= Risk control strategies =

Risk Control Strategies are the defensive measures utilized by IT and InfoSec communities to limit vulnerabilities and manage risks to an acceptable level. There are a number of strategies that can be employed as one measure of defense or in a combination of multiple strategies together. A risk assessment is an important tool that should be incorporated in the process of identifying and determining the threats and vulnerabilities that could potentially impact resources and assets to help manage risk.
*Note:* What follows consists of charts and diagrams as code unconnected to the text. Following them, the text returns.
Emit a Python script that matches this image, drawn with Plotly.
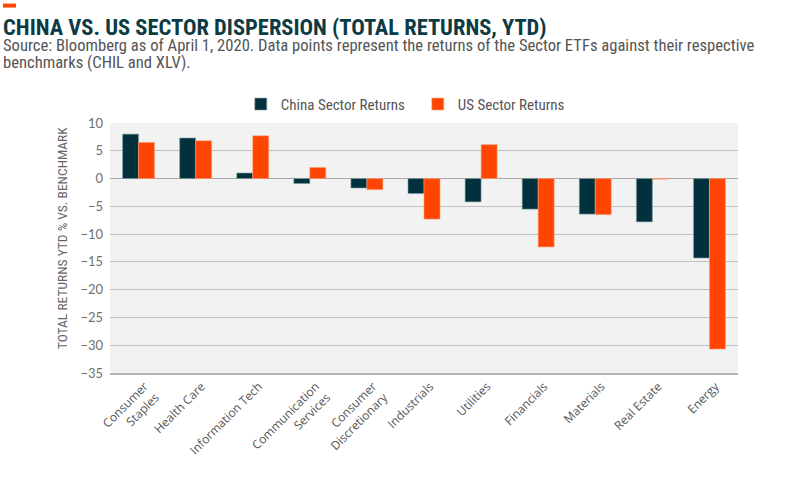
import plotly.graph_objects as go

categories = ["Consumer<br>Staples", "Health Care", "Information Tech", "Communication<br>Services",
              "Consumer<br>Discretionary", "Industrials", "Utilities", "Financials",
              "Materials", "Real Estate", "Energy"]
china_returns = [8.0, 7.3, 1.0, -0.9, -1.7, -2.7, -4.2, -5.5, -6.4, -7.8, -14.3]
us_returns = [6.5, 6.8, 7.7, 2.0, -2.0, -7.3, 6.1, -12.3, -6.5, -0.1, -30.7]
y_ticks = [10, 5, 0, -5, -10, -15, -20, -25, -30, -35]

W, H = 800, 479
L, R, T, B = 110, 62.3, 122.7, 105.7
PW, PH = W - L - R, H - T - B


def px(x):
    return (x - L) / PW


def py(y):
    return (H - B - y) / PH


fig = go.Figure()
fig.add_trace(go.Bar(x=categories, y=china_returns, name="China Sector Returns",
                     marker=dict(color="#00313c", line=dict(color="#8aa3a8", width=0.6))))
fig.add_trace(go.Bar(x=categories, y=us_returns, name="US Sector Returns",
                     marker=dict(color="#fe4502", line=dict(color="#ffa27a", width=0.6))))

fig.update_layout(
    width=W, height=H,
    margin=dict(l=L, r=R, t=T, b=B, autoexpand=False),
    paper_bgcolor="white", plot_bgcolor="#f2f2f2",
    barmode="group", bargap=0.44, bargroupgap=0,
    font=dict(family="Lato, Roboto, sans-serif", color="#666666"),
    legend=dict(orientation="h", x=0.301, xanchor="left", xref="container",
                y=0.7478, yanchor="bottom", yref="container", entrywidth=132,
                font=dict(family="Roboto Condensed, Roboto, sans-serif", size=15, color="#555555"),
                traceorder="normal"),
    xaxis=dict(tickangle=-45, tickfont=dict(family="Open Sans, sans-serif", size=12, color="#555555"),
               showgrid=False, showline=True, linecolor="#b4b4b4", linewidth=1.5, ticks="",
               ticklabelshift=6, automargin=False),
    yaxis=dict(range=[-35, 10], tickvals=y_ticks, tickfont=dict(size=13, color="#707070"),
               gridcolor="#c0c0c0", gridwidth=1, zeroline=True, zerolinecolor="#a8a8a8",
               zerolinewidth=1.2, ticks="", ticklabelstandoff=6, automargin=False),
)

fig.add_shape(type="rect", xref="paper", yref="paper", x0=px(3), x1=px(16), y0=py(7), y1=py(3),
              fillcolor="#fe4502", line=dict(width=0))
fig.add_annotation(text="<b>CHINA VS. US SECTOR DISPERSION (TOTAL RETURNS, YTD)</b>",
                   xref="paper", yref="paper", x=px(1), y=py(26), xanchor="left", yanchor="middle",
                   showarrow=False, font=dict(family="Roboto Condensed, sans-serif",
                                              size=22.5, color="#0d3b44"))
fig.add_annotation(text="Source: Bloomberg as of April 1, 2020. Data points represent the returns of the Sector ETFs against their respective",
                   xref="paper", yref="paper", x=px(1), y=py(45), xanchor="left", yanchor="middle", align="left",
                   showarrow=False, font=dict(family="Roboto Condensed, Roboto, sans-serif", size=16.6, color="#555555"))
fig.add_annotation(text="benchmarks (CHIL and XLV).",
                   xref="paper", yref="paper", x=px(1), y=py(62.5), xanchor="left", yanchor="middle", align="left",
                   showarrow=False, font=dict(family="Roboto Condensed, Roboto, sans-serif", size=16.6, color="#555555"))
fig.add_annotation(text="TOTAL RETURNS YTD % VS. BENCHMARK", textangle=-90,
                   xref="paper", yref="paper", x=px(61.7), y=py(238.5), xanchor="center", yanchor="middle",
                   showarrow=False, font=dict(family="Roboto Condensed, Roboto, sans-serif", size=13.5, color="#666666"))

fig.write_html("out.html", post_script="document.body.style.margin='0';",
               config={"displayModeBar": False})
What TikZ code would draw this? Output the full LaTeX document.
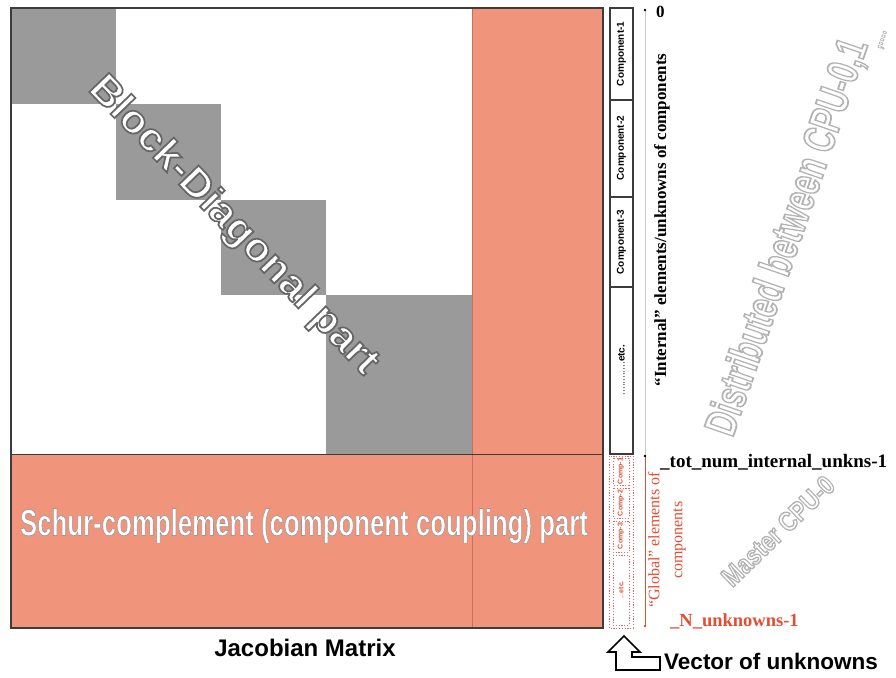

Risk management is also a component of a risk control strategy because Nelson et al. (2015) state that "risk management involves determining how much risk is acceptable for any process or operation, such as replacing equipment".

| Examples of Threats |
|---|
| Social Engineering |
| Theft |
| Vandalism |
| Forces of nature |
| Human error |
| Software errors |
| Hardware errors |

== Strategies ==
Five basic strategies to control risks that arise from vulnerabilities

1. Defense - Applying safeguards that eliminate or reduce the remaining uncontrolled risk
2. Transferral - Shifting risks to other areas or to outside entities
3. Mitigation - Reducing the impact of information assets should an attacker successfully exploit a vulnerability
4. Acceptance - Understanding the consequences of choosing to leave a risk uncontrolled and then properly acknowledging the risk that remains without an attempt at control
5. Termination - Removing or discontinuing the information asset from the organization's operating environment

== Defense ==
The defense strategy works to deter the exploitation of the vulnerability that requires protection. Defense methods can apply physical, logical, or a combination of both to provide protection as a defense strategy. The application of multiple layers of defensive measures is called defense in depth. Defense in depth applies access controls that Stewart et al. (2012) describe as "multiple layers or levels of access controls are deployed to provide layered security"

== Transferal ==
This strategy according to Stallings & Brown is the "Sharing responsibility for the risk with a third party. This is typically achieved by taking out insurance against the risk occurring, by entering into a contract with another organization, or by using partnership or joint venture structures to share the risks and costs should the threat eventuate." The act of purchasing insurance is an example of risk transferral.

== Mitigation ==
The mitigation strategy attempts to reduce the damage of a vulnerability by employing measures to limit a successful attack. According to Hill (2012), "this can be done by fixing a flaw that creates an exposure to risk or by putting compensatory controls in place that either reduce the likelihood of the weakness actually causing damage or reduce the impact if the risk that is associated with the flaw actually materialized.

== Acceptance ==
This strategy accepts the identified risk and deploys no defense strategy. A reason for using an acceptance strategy is that the cost associated with deploying safeguards outweighs the damage of a successful attack or compromise.

== Termination ==
Instead of using a safeguard to protect an asset or deploying zero safeguards and accepting the risks to an asset, this strategy removes the asset from the environment with risks. An example of this strategy would be to remove a server from a network because the company has determined that termination of the resource outweighs the benefit of leaving it on the network due to risk concerns.